_What is expected_.
Find the string "matplotlib" in the data, then copy every line where it is found.
· · · · · · ·
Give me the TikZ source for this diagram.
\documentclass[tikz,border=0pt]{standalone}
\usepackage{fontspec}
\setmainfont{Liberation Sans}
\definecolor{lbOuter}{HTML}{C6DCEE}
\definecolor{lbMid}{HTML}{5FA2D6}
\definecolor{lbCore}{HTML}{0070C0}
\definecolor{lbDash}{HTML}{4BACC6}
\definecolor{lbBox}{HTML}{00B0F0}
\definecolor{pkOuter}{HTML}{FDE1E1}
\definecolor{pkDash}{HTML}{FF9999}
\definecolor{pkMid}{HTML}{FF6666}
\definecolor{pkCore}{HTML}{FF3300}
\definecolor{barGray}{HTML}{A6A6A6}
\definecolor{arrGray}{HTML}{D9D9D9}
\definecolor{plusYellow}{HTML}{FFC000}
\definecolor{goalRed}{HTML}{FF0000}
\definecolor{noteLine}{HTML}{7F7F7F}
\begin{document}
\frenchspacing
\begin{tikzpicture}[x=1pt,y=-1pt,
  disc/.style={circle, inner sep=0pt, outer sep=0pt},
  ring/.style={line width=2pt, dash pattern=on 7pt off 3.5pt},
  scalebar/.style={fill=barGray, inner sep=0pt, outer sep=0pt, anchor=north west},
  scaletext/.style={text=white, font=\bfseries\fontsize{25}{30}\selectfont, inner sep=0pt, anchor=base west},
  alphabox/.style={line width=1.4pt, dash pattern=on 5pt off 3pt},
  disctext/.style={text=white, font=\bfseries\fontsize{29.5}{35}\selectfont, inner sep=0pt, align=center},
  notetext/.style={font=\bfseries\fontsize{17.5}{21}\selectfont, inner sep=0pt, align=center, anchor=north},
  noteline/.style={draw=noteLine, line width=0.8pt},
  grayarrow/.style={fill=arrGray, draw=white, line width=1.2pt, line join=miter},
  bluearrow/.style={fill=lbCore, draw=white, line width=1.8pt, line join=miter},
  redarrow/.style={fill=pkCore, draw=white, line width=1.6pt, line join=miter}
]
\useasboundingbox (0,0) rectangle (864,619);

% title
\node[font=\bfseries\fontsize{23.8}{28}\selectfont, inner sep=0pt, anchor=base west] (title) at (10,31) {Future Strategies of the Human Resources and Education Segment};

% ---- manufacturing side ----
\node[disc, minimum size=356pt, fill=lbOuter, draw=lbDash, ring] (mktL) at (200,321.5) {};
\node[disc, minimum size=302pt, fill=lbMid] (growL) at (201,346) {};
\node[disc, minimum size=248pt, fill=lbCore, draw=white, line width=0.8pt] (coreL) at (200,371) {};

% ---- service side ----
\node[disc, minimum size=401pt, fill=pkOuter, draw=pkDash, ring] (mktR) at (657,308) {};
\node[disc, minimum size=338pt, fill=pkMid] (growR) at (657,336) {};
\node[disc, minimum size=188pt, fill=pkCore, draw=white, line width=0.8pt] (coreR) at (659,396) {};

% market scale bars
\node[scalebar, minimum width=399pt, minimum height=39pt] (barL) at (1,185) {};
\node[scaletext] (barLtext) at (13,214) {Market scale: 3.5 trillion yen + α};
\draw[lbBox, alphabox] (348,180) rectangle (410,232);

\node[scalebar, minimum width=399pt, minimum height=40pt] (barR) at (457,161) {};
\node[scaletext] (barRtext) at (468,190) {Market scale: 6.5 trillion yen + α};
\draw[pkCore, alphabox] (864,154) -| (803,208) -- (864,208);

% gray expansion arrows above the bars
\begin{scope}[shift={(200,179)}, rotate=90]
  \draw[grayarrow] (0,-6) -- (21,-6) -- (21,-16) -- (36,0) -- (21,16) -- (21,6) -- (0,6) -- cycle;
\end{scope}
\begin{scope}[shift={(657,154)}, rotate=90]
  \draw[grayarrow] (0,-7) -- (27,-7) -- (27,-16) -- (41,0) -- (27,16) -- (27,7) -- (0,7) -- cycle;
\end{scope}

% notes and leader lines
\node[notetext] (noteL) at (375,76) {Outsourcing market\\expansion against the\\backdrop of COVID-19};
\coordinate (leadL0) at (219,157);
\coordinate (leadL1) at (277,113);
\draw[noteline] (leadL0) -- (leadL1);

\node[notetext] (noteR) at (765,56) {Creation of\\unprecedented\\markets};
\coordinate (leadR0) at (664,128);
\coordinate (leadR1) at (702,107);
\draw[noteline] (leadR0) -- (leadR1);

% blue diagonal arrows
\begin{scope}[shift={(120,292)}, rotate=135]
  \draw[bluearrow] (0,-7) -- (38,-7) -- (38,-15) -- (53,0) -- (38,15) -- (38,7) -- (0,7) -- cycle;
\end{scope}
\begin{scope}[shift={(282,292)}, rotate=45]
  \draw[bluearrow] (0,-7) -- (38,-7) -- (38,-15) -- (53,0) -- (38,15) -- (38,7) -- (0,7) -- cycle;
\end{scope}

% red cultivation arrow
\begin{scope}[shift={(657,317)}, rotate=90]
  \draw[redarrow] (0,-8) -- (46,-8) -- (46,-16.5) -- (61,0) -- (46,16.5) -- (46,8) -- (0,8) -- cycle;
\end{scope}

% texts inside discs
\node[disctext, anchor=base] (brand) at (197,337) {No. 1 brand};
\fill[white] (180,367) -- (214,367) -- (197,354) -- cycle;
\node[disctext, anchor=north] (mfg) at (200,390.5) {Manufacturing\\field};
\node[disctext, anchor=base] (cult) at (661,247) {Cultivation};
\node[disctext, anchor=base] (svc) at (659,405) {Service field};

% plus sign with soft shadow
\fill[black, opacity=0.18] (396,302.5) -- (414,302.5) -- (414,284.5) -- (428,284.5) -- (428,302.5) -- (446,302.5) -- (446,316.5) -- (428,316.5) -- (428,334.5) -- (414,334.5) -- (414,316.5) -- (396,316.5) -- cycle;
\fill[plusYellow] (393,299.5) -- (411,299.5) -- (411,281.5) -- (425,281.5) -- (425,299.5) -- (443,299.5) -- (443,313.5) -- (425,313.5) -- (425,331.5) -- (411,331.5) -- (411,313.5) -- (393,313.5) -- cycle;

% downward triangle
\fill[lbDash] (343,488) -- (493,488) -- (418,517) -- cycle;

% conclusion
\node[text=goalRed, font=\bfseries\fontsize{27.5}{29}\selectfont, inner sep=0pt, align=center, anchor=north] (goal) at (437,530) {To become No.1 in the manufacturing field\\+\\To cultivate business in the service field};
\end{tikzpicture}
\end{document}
· · · · · · ·
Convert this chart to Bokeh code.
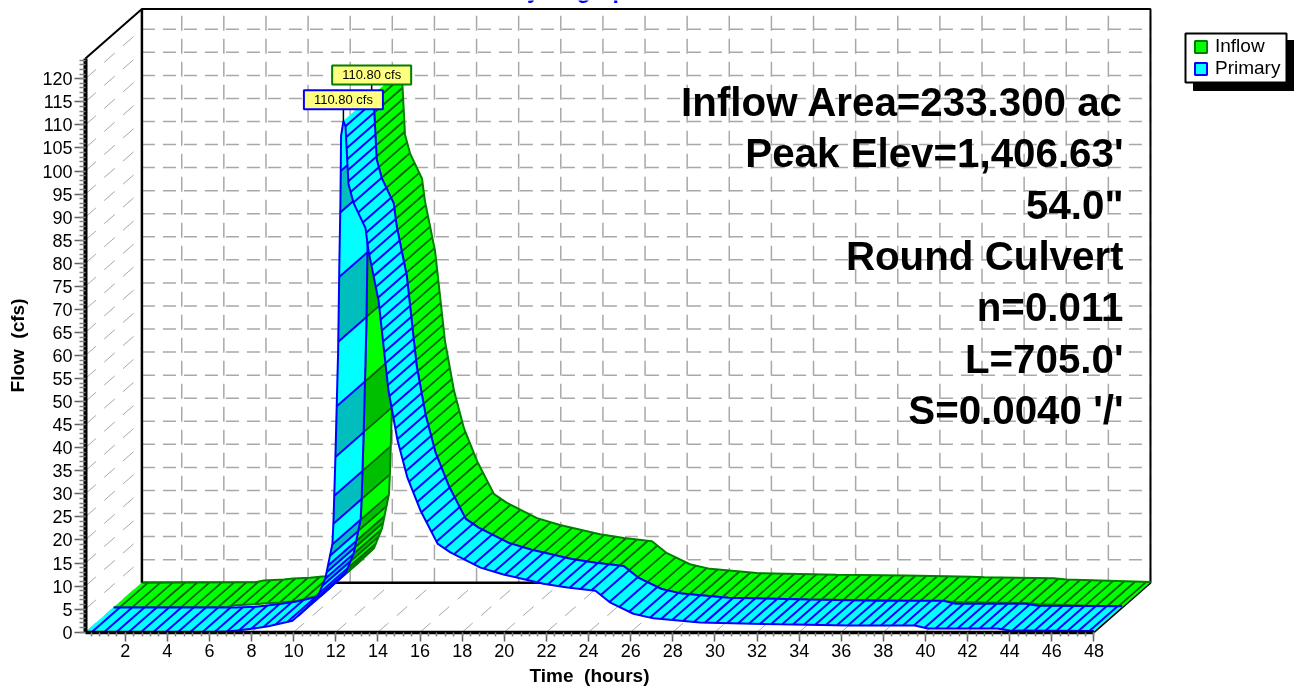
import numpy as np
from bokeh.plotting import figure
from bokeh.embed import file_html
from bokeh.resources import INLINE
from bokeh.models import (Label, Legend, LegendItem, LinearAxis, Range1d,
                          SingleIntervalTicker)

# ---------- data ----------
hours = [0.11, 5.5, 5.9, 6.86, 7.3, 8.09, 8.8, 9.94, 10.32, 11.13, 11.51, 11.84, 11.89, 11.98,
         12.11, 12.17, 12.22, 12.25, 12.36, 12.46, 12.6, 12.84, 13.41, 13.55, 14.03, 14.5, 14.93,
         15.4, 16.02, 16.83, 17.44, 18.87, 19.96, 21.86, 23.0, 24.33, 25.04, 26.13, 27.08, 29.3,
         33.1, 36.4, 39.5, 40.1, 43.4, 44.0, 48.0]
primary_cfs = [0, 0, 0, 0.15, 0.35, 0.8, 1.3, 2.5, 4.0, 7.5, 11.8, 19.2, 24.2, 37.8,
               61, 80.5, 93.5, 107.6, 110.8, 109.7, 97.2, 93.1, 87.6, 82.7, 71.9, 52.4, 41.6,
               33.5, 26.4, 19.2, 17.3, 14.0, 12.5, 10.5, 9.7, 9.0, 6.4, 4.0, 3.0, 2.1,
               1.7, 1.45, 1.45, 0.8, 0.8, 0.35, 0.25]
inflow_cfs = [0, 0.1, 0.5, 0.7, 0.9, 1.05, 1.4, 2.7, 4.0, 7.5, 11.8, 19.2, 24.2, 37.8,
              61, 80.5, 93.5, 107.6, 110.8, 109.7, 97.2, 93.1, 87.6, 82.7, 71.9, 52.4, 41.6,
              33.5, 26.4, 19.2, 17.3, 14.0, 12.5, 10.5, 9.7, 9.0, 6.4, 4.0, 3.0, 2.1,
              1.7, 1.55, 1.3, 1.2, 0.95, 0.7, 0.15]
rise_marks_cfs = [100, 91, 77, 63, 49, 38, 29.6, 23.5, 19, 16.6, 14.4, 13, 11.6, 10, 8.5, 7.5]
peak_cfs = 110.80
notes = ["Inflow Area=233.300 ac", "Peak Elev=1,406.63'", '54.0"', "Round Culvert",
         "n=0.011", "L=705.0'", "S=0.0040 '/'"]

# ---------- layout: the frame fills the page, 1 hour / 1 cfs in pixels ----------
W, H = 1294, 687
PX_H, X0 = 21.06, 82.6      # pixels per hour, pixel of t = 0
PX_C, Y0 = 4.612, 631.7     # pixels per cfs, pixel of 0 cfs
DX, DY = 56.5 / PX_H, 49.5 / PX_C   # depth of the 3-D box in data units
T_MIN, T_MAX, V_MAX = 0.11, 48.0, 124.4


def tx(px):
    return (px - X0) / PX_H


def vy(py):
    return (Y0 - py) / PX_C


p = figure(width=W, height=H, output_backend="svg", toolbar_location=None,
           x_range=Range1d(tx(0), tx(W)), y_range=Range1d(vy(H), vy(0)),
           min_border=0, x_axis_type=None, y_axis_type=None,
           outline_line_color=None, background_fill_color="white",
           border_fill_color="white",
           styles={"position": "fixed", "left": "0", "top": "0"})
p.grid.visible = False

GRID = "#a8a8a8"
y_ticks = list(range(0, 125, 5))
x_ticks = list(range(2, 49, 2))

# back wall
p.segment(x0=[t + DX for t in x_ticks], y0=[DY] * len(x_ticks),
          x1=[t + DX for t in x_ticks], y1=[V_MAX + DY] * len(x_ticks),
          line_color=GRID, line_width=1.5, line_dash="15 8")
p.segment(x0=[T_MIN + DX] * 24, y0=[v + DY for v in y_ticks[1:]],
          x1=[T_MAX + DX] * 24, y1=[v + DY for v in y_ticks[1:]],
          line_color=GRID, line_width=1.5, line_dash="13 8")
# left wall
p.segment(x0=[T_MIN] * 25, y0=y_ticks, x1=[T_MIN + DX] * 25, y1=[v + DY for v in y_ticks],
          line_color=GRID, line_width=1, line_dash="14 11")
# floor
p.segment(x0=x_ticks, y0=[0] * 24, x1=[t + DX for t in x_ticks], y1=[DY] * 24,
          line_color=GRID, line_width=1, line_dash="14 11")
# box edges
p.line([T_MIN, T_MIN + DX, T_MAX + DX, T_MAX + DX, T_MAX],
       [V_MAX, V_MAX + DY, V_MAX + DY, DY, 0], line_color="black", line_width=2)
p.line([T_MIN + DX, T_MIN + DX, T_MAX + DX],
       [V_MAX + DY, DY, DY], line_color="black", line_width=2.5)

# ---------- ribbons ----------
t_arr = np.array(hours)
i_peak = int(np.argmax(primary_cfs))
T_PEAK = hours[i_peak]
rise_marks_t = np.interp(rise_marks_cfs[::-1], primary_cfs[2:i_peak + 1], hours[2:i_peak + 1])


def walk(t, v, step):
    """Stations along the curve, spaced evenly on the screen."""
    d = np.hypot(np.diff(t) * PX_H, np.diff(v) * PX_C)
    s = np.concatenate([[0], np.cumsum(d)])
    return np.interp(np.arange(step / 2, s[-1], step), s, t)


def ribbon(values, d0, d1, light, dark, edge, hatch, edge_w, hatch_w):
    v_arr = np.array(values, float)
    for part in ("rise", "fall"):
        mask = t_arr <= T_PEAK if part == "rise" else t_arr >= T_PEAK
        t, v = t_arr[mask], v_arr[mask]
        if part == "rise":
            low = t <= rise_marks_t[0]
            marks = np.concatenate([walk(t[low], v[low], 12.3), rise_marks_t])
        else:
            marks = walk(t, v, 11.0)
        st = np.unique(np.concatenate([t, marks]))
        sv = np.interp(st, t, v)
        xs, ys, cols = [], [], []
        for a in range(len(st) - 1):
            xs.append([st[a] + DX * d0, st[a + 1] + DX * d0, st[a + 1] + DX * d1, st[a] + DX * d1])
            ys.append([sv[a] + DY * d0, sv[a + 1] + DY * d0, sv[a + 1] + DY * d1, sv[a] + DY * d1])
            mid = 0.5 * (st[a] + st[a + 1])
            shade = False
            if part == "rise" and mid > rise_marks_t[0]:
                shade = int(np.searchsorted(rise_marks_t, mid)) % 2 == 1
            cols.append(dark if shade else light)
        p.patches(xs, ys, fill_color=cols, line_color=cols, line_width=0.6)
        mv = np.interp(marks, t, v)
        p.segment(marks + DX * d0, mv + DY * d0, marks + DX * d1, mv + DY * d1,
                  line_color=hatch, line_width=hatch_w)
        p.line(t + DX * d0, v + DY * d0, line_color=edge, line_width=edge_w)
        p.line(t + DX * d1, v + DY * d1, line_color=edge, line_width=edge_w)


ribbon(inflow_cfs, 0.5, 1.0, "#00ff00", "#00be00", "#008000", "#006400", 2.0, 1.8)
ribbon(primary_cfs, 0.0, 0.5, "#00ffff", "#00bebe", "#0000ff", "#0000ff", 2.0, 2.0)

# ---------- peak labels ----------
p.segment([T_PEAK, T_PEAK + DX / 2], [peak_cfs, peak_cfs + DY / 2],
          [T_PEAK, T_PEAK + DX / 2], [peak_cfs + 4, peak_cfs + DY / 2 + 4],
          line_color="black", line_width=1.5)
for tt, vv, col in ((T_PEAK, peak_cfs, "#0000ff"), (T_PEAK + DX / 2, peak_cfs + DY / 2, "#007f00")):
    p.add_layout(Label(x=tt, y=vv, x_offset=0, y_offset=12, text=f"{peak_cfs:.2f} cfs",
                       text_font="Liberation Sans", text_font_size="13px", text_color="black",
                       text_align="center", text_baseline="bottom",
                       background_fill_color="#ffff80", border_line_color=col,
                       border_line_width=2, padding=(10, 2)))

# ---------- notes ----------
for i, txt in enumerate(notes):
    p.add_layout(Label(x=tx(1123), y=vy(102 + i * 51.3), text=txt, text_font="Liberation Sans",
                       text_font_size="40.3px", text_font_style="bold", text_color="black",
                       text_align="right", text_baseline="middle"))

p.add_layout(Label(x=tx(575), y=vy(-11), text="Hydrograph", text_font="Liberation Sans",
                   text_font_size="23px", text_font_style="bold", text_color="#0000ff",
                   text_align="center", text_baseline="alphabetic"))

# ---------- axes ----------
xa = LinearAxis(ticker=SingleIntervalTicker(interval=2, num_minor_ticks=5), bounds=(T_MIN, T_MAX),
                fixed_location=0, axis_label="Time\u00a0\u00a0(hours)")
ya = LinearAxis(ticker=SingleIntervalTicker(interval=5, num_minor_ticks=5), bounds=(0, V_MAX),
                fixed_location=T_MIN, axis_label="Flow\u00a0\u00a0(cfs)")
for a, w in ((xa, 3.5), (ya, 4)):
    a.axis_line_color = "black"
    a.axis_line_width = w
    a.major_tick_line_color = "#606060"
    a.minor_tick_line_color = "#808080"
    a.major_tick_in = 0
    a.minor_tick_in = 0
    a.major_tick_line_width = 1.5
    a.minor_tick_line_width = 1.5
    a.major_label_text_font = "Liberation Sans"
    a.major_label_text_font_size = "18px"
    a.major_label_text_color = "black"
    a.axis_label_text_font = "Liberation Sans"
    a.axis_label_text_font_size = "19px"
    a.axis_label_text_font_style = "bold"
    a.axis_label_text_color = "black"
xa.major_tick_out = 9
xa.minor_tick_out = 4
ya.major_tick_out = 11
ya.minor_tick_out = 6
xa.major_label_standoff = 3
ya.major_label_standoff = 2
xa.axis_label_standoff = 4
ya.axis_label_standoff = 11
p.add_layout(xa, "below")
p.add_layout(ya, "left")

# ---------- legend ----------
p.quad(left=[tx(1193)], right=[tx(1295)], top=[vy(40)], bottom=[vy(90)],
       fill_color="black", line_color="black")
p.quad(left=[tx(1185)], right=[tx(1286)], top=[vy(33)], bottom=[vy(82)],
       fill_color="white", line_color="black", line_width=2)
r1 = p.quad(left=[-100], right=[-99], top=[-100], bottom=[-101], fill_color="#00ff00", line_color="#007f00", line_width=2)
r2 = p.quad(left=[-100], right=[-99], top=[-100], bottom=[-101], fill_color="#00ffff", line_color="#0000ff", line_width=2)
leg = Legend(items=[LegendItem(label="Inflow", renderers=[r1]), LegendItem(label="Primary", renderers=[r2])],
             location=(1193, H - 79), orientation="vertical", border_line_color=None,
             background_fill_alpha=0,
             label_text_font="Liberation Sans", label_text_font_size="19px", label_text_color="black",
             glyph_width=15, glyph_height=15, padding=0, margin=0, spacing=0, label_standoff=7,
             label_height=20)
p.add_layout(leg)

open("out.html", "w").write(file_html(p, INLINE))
· · · · · · ·
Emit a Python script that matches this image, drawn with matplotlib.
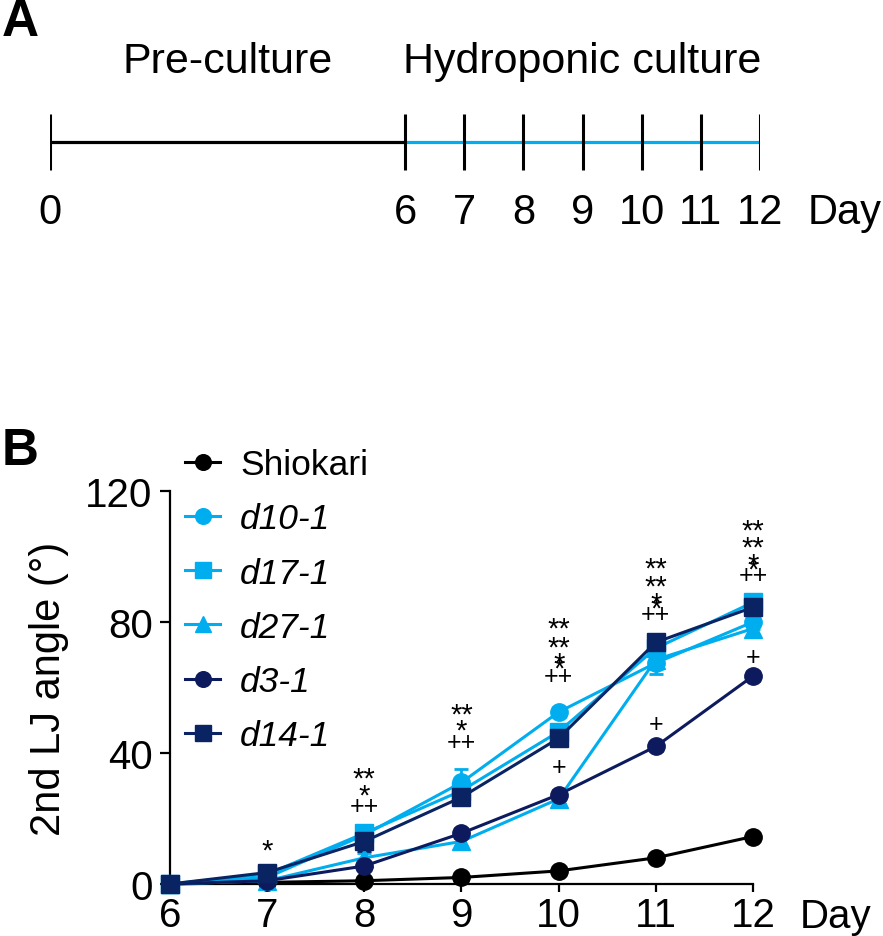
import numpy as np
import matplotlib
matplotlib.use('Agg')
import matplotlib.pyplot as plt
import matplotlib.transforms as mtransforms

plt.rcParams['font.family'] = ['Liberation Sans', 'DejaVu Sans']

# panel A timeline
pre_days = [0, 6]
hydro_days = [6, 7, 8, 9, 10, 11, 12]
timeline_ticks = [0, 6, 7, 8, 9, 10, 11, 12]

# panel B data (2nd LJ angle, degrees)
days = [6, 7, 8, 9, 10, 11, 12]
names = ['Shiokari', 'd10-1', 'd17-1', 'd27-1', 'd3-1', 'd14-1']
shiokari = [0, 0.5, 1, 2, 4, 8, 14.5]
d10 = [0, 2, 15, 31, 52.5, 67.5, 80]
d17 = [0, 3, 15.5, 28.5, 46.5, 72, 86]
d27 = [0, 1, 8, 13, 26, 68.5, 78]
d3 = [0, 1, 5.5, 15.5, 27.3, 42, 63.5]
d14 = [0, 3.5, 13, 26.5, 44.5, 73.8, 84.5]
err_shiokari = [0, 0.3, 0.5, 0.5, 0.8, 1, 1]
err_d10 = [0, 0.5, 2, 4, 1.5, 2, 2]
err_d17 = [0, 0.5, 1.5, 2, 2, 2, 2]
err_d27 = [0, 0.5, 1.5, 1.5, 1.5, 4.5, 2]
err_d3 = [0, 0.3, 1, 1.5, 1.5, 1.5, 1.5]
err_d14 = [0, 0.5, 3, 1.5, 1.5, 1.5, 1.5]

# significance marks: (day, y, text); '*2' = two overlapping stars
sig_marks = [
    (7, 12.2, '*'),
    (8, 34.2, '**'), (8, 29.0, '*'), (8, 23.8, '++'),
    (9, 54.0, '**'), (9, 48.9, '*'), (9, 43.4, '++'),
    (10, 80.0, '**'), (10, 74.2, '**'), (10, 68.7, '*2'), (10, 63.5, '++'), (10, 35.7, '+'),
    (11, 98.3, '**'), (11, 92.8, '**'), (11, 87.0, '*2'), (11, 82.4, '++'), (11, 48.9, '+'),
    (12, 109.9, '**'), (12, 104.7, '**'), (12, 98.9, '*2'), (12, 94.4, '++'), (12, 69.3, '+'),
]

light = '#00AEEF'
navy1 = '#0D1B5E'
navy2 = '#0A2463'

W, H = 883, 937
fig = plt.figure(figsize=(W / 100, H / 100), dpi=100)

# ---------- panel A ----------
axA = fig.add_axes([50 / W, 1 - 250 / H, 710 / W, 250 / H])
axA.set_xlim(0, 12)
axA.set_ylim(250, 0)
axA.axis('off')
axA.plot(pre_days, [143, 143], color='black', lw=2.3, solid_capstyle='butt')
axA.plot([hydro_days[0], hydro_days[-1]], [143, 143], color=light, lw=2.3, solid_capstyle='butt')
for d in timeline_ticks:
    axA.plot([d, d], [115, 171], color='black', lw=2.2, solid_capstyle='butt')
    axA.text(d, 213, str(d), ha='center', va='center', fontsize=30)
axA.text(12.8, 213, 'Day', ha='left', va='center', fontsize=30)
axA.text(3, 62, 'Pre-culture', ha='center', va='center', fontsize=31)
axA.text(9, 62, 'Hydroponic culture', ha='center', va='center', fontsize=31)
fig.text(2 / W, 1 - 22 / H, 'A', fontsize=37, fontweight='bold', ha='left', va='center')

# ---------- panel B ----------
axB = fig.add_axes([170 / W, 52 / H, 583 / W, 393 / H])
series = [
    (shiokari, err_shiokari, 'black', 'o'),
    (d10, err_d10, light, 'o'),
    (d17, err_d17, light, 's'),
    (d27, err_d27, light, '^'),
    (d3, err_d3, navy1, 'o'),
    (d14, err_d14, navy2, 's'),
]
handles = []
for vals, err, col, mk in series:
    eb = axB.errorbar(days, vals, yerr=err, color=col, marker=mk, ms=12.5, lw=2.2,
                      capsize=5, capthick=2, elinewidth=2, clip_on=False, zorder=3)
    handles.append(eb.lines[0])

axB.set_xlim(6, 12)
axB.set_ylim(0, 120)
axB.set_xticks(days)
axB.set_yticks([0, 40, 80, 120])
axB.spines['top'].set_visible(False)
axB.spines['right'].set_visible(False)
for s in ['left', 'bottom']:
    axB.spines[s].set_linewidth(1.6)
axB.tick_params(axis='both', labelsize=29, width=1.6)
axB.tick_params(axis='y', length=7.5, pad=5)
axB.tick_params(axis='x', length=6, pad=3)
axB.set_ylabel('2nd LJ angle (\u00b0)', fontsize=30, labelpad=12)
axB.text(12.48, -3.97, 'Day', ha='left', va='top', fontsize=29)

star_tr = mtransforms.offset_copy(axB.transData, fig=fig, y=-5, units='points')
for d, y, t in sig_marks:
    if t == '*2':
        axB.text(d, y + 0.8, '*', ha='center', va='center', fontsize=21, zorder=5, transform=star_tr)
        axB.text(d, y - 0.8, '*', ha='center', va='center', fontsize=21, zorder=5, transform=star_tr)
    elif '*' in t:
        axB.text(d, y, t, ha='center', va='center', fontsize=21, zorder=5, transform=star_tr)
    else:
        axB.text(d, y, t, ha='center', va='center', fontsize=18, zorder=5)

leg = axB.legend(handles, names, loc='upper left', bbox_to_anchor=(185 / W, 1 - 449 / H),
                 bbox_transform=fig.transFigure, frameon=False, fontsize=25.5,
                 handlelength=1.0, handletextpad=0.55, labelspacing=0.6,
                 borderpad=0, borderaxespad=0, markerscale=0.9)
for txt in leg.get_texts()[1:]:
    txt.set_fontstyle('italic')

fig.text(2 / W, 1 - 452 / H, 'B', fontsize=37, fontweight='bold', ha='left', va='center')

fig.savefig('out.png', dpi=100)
· · · · · · ·
_The response_.
Emit a Python script that matches this image, drawn with matplotlib.
import matplotlib
matplotlib.use('Agg')
import matplotlib.pyplot as plt
import matplotlib.transforms as mtransforms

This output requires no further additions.